* [Required work]:
Return the whole listing, line for line, without the pictures in it.

# Source material start

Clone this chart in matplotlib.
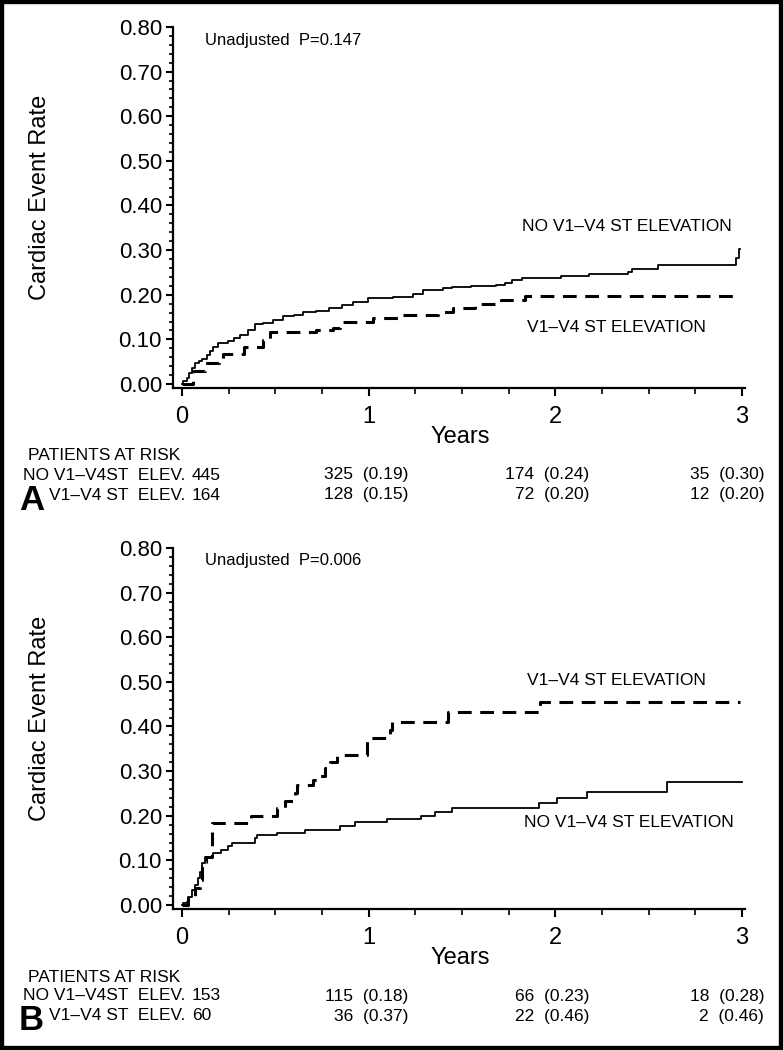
import matplotlib
matplotlib.use('Agg')
import matplotlib.pyplot as plt
from matplotlib.patches import Rectangle
from matplotlib.ticker import MultipleLocator, FormatStrFormatter

plt.rcParams['font.family'] = ['Liberation Sans', 'DejaVu Sans']

# Panel A curves (years, cumulative event rate)
a_no_t = [0, 0.007, 0.025, 0.04, 0.052, 0.07, 0.09, 0.105, 0.132, 0.15, 0.168, 0.195,
          0.248, 0.28, 0.31, 0.355, 0.39, 0.435, 0.49, 0.543, 0.60, 0.65, 0.72, 0.79,
          0.855, 0.918, 0.998, 1.13, 1.24, 1.29, 1.40, 1.445, 1.55, 1.68, 1.73, 1.77,
          1.82, 2.03, 2.18, 2.39, 2.41, 2.55, 2.97, 2.985, 2.99]
a_no_r = [0, 0.006, 0.013, 0.025, 0.035, 0.046, 0.052, 0.056, 0.065, 0.075, 0.084, 0.091,
          0.096, 0.103, 0.11, 0.121, 0.134, 0.137, 0.143, 0.152, 0.155, 0.162, 0.164, 0.17,
          0.177, 0.183, 0.192, 0.196, 0.201, 0.211, 0.214, 0.217, 0.22, 0.222, 0.227, 0.233,
          0.238, 0.242, 0.247, 0.251, 0.257, 0.266, 0.282, 0.302, 0.302]
a_st_t = [0, 0.06, 0.123, 0.2, 0.22, 0.33, 0.435, 0.47, 0.72, 0.81, 0.846, 1.025, 1.16,
          1.37, 1.45, 1.57, 1.71, 1.84, 2.99]
a_st_r = [0, 0.028, 0.048, 0.054, 0.067, 0.084, 0.099, 0.117, 0.121, 0.125, 0.14, 0.147,
          0.155, 0.162, 0.17, 0.179, 0.188, 0.198, 0.198]

# Panel B curves
b_no_t = [0, 0.007, 0.025, 0.034, 0.052, 0.07, 0.087, 0.096, 0.105, 0.123, 0.168, 0.21,
          0.248, 0.266, 0.39, 0.40, 0.507, 0.66, 0.846, 0.927, 1.096, 1.28, 1.355, 1.445,
          1.91, 2.01, 2.17, 2.60, 3.0]
b_no_r = [0, 0.004, 0.007, 0.019, 0.034, 0.045, 0.06, 0.075, 0.093, 0.107, 0.116, 0.123,
          0.132, 0.138, 0.15, 0.157, 0.162, 0.168, 0.176, 0.185, 0.192, 0.2, 0.209, 0.218,
          0.228, 0.239, 0.254, 0.276, 0.276]
b_st_t = [0, 0.034, 0.07, 0.096, 0.105, 0.13, 0.16, 0.37, 0.507, 0.55, 0.605, 0.614,
          0.703, 0.74, 0.766, 0.793, 0.829, 0.99, 1.114, 1.123, 1.427, 1.917, 2.99]
b_st_r = [0, 0.019, 0.037, 0.056, 0.097, 0.108, 0.183, 0.2, 0.217, 0.234, 0.252, 0.269,
          0.28, 0.288, 0.306, 0.321, 0.336, 0.374, 0.392, 0.41, 0.433, 0.456, 0.456]

# patients at risk at 0, 1, 2, 3 years and event rate at 1, 2, 3 years
a_no_n = [445, 325, 174, 35]
a_no_p = [0.19, 0.24, 0.30]
a_st_n = [164, 128, 72, 12]
a_st_p = [0.15, 0.20, 0.20]
b_no_n = [153, 115, 66, 18]
b_no_p = [0.18, 0.23, 0.28]
b_st_n = [60, 36, 22, 2]
b_st_p = [0.37, 0.46, 0.46]

p_values = ['0.147', '0.006']
letters = ['A', 'B']
no_label = 'NO V1\u2013V4 ST ELEVATION'
st_label = 'V1\u2013V4 ST ELEVATION'

W, H = 783, 1050
fig = plt.figure(figsize=(W / 100, H / 100), dpi=100)


def fx(x):
    return x / W


def fy(y):
    return 1 - y / H


def panel(off, letter, pval, no_t, no_r, st_t, st_r, no_xy, st_xy,
          no_n, no_p, st_n, st_p):
    ax = fig.add_axes([fx(173), fy(388 + off), 572 / W, 361 / H])
    ax.step(no_t, no_r, where='post', color='black', lw=1.3)
    ax.step(st_t, st_r, where='post', color='black', lw=2.2,
            linestyle=(0, (4.5, 2.8)))
    ax.set_xlim(-0.048, 3.016)
    ax.set_ylim(-0.009, 0.80)
    for s in ['top', 'right']:
        ax.spines[s].set_visible(False)
    for s in ['left', 'bottom']:
        ax.spines[s].set_linewidth(1.6)
    ax.xaxis.set_major_locator(MultipleLocator(1))
    ax.xaxis.set_minor_locator(MultipleLocator(0.25))
    ax.yaxis.set_major_locator(MultipleLocator(0.1))
    ax.yaxis.set_minor_locator(MultipleLocator(0.02))
    ax.yaxis.set_major_formatter(FormatStrFormatter('%.2f'))
    ax.tick_params(axis='x', which='major', length=6, width=1.5, labelsize=17, pad=7)
    ax.tick_params(axis='x', which='minor', length=4, width=1.2)
    ax.tick_params(axis='y', which='major', length=5, width=1.5, labelsize=16, pad=3)
    ax.tick_params(axis='y', which='minor', length=3, width=1.2)

    ax.text(no_xy[0], no_xy[1], no_label, fontsize=12.5, va='center')
    ax.text(st_xy[0], st_xy[1], st_label, fontsize=12.5, va='center')

    fig.text(fx(205), fy(40 + off), 'Unadjusted  P=' + pval, fontsize=12, va='center')
    fig.text(fx(40), fy(197 + off), 'Cardiac Event Rate', fontsize=17,
             rotation=90, ha='center', va='center')
    fig.text(fx(460), fy(437 + off), 'Years', fontsize=17, ha='center', va='center')

    # patients at risk table
    fig.text(fx(28), fy(456 + off), 'PATIENTS AT RISK', fontsize=12.5, va='center')
    fig.text(fx(185), fy(475 + off), 'NO V1\u2013V4ST  ELEV.', fontsize=12.5,
             ha='right', va='center')
    fig.text(fx(185), fy(495 + off), 'V1\u2013V4 ST  ELEV.', fontsize=12.5,
             ha='right', va='center')
    fig.text(fx(192), fy(475 + off), str(no_n[0]), fontsize=12.5, va='center')
    fig.text(fx(192), fy(495 + off), str(st_n[0]), fontsize=12.5, va='center')
    for i, xr in enumerate([408, 589, 764]):
        fig.text(fx(xr), fy(475 + off), '%d  (%.2f)' % (no_n[i + 1], no_p[i]),
                 fontsize=12.5, ha='right', va='center')
        fig.text(fx(xr), fy(495 + off), '%d  (%.2f)' % (st_n[i + 1], st_p[i]),
                 fontsize=12.5, ha='right', va='center')
    fig.text(fx(19), fy(500 + off), letter, fontsize=25, fontweight='bold',
             va='center')


panel(0, letters[0], p_values[0], a_no_t, a_no_r, a_st_t, a_st_r,
      (1.82, 0.352), (1.85, 0.126), a_no_n, a_no_p, a_st_n, a_st_p)
panel(521, letters[1], p_values[1], b_no_t, b_no_r, b_st_t, b_st_r,
      (1.83, 0.184), (1.85, 0.504), b_no_n, b_no_p, b_st_n, b_st_p)

fig.add_artist(Rectangle((0, 0), 1, 1, transform=fig.transFigure, fill=False,
                         lw=6, ec='black'))

fig.savefig('out.png', dpi=100)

# Source material end

* [Full solution]:
Clone this chart in matplotlib.
import matplotlib
matplotlib.use('Agg')
import matplotlib.pyplot as plt
from matplotlib.patches import Rectangle
from matplotlib.ticker import MultipleLocator, FormatStrFormatter

plt.rcParams['font.family'] = ['Liberation Sans', 'DejaVu Sans']

# Panel A curves (years, cumulative event rate)
a_no_t = [0, 0.007, 0.025, 0.04, 0.052, 0.07, 0.09, 0.105, 0.132, 0.15, 0.168, 0.195,
          0.248, 0.28, 0.31, 0.355, 0.39, 0.435, 0.49, 0.543, 0.60, 0.65, 0.72, 0.79,
          0.855, 0.918, 0.998, 1.13, 1.24, 1.29, 1.40, 1.445, 1.55, 1.68, 1.73, 1.77,
          1.82, 2.03, 2.18, 2.39, 2.41, 2.55, 2.97, 2.985, 2.99]
a_no_r = [0, 0.006, 0.013, 0.025, 0.035, 0.046, 0.052, 0.056, 0.065, 0.075, 0.084, 0.091,
          0.096, 0.103, 0.11, 0.121, 0.134, 0.137, 0.143, 0.152, 0.155, 0.162, 0.164, 0.17,
          0.177, 0.183, 0.192, 0.196, 0.201, 0.211, 0.214, 0.217, 0.22, 0.222, 0.227, 0.233,
          0.238, 0.242, 0.247, 0.251, 0.257, 0.266, 0.282, 0.302, 0.302]
a_st_t = [0, 0.06, 0.123, 0.2, 0.22, 0.33, 0.435, 0.47, 0.72, 0.81, 0.846, 1.025, 1.16,
          1.37, 1.45, 1.57, 1.71, 1.84, 2.99]
a_st_r = [0, 0.028, 0.048, 0.054, 0.067, 0.084, 0.099, 0.117, 0.121, 0.125, 0.14, 0.147,
          0.155, 0.162, 0.17, 0.179, 0.188, 0.198, 0.198]

# Panel B curves
b_no_t = [0, 0.007, 0.025, 0.034, 0.052, 0.07, 0.087, 0.096, 0.105, 0.123, 0.168, 0.21,
          0.248, 0.266, 0.39, 0.40, 0.507, 0.66, 0.846, 0.927, 1.096, 1.28, 1.355, 1.445,
          1.91, 2.01, 2.17, 2.60, 3.0]
b_no_r = [0, 0.004, 0.007, 0.019, 0.034, 0.045, 0.06, 0.075, 0.093, 0.107, 0.116, 0.123,
          0.132, 0.138, 0.15, 0.157, 0.162, 0.168, 0.176, 0.185, 0.192, 0.2, 0.209, 0.218,
          0.228, 0.239, 0.254, 0.276, 0.276]
b_st_t = [0, 0.034, 0.07, 0.096, 0.105, 0.13, 0.16, 0.37, 0.507, 0.55, 0.605, 0.614,
          0.703, 0.74, 0.766, 0.793, 0.829, 0.99, 1.114, 1.123, 1.427, 1.917, 2.99]
b_st_r = [0, 0.019, 0.037, 0.056, 0.097, 0.108, 0.183, 0.2, 0.217, 0.234, 0.252, 0.269,
          0.28, 0.288, 0.306, 0.321, 0.336, 0.374, 0.392, 0.41, 0.433, 0.456, 0.456]

# patients at risk at 0, 1, 2, 3 years and event rate at 1, 2, 3 years
a_no_n = [445, 325, 174, 35]
a_no_p = [0.19, 0.24, 0.30]
a_st_n = [164, 128, 72, 12]
a_st_p = [0.15, 0.20, 0.20]
b_no_n = [153, 115, 66, 18]
b_no_p = [0.18, 0.23, 0.28]
b_st_n = [60, 36, 22, 2]
b_st_p = [0.37, 0.46, 0.46]

p_values = ['0.147', '0.006']
letters = ['A', 'B']
no_label = 'NO V1\u2013V4 ST ELEVATION'
st_label = 'V1\u2013V4 ST ELEVATION'

W, H = 783, 1050
fig = plt.figure(figsize=(W / 100, H / 100), dpi=100)


def fx(x):
    return x / W


def fy(y):
    return 1 - y / H


def panel(off, letter, pval, no_t, no_r, st_t, st_r, no_xy, st_xy,
          no_n, no_p, st_n, st_p):
    ax = fig.add_axes([fx(173), fy(388 + off), 572 / W, 361 / H])
    ax.step(no_t, no_r, where='post', color='black', lw=1.3)
    ax.step(st_t, st_r, where='post', color='black', lw=2.2,
            linestyle=(0, (4.5, 2.8)))
    ax.set_xlim(-0.048, 3.016)
    ax.set_ylim(-0.009, 0.80)
    for s in ['top', 'right']:
        ax.spines[s].set_visible(False)
    for s in ['left', 'bottom']:
        ax.spines[s].set_linewidth(1.6)
    ax.xaxis.set_major_locator(MultipleLocator(1))
    ax.xaxis.set_minor_locator(MultipleLocator(0.25))
    ax.yaxis.set_major_locator(MultipleLocator(0.1))
    ax.yaxis.set_minor_locator(MultipleLocator(0.02))
    ax.yaxis.set_major_formatter(FormatStrFormatter('%.2f'))
    ax.tick_params(axis='x', which='major', length=6, width=1.5, labelsize=17, pad=7)
    ax.tick_params(axis='x', which='minor', length=4, width=1.2)
    ax.tick_params(axis='y', which='major', length=5, width=1.5, labelsize=16, pad=3)
    ax.tick_params(axis='y', which='minor', length=3, width=1.2)

    ax.text(no_xy[0], no_xy[1], no_label, fontsize=12.5, va='center')
    ax.text(st_xy[0], st_xy[1], st_label, fontsize=12.5, va='center')

    fig.text(fx(205), fy(40 + off), 'Unadjusted  P=' + pval, fontsize=12, va='center')
    fig.text(fx(40), fy(197 + off), 'Cardiac Event Rate', fontsize=17,
             rotation=90, ha='center', va='center')
    fig.text(fx(460), fy(437 + off), 'Years', fontsize=17, ha='center', va='center')

    # patients at risk table
    fig.text(fx(28), fy(456 + off), 'PATIENTS AT RISK', fontsize=12.5, va='center')
    fig.text(fx(185), fy(475 + off), 'NO V1\u2013V4ST  ELEV.', fontsize=12.5,
             ha='right', va='center')
    fig.text(fx(185), fy(495 + off), 'V1\u2013V4 ST  ELEV.', fontsize=12.5,
             ha='right', va='center')
    fig.text(fx(192), fy(475 + off), str(no_n[0]), fontsize=12.5, va='center')
    fig.text(fx(192), fy(495 + off), str(st_n[0]), fontsize=12.5, va='center')
    for i, xr in enumerate([408, 589, 764]):
        fig.text(fx(xr), fy(475 + off), '%d  (%.2f)' % (no_n[i + 1], no_p[i]),
                 fontsize=12.5, ha='right', va='center')
        fig.text(fx(xr), fy(495 + off), '%d  (%.2f)' % (st_n[i + 1], st_p[i]),
                 fontsize=12.5, ha='right', va='center')
    fig.text(fx(19), fy(500 + off), letter, fontsize=25, fontweight='bold',
             va='center')


panel(0, letters[0], p_values[0], a_no_t, a_no_r, a_st_t, a_st_r,
      (1.82, 0.352), (1.85, 0.126), a_no_n, a_no_p, a_st_n, a_st_p)
panel(521, letters[1], p_values[1], b_no_t, b_no_r, b_st_t, b_st_r,
      (1.83, 0.184), (1.85, 0.504), b_no_n, b_no_p, b_st_n, b_st_p)

fig.add_artist(Rectangle((0, 0), 1, 1, transform=fig.transFigure, fill=False,
                         lw=6, ec='black'))

fig.savefig('out.png', dpi=100)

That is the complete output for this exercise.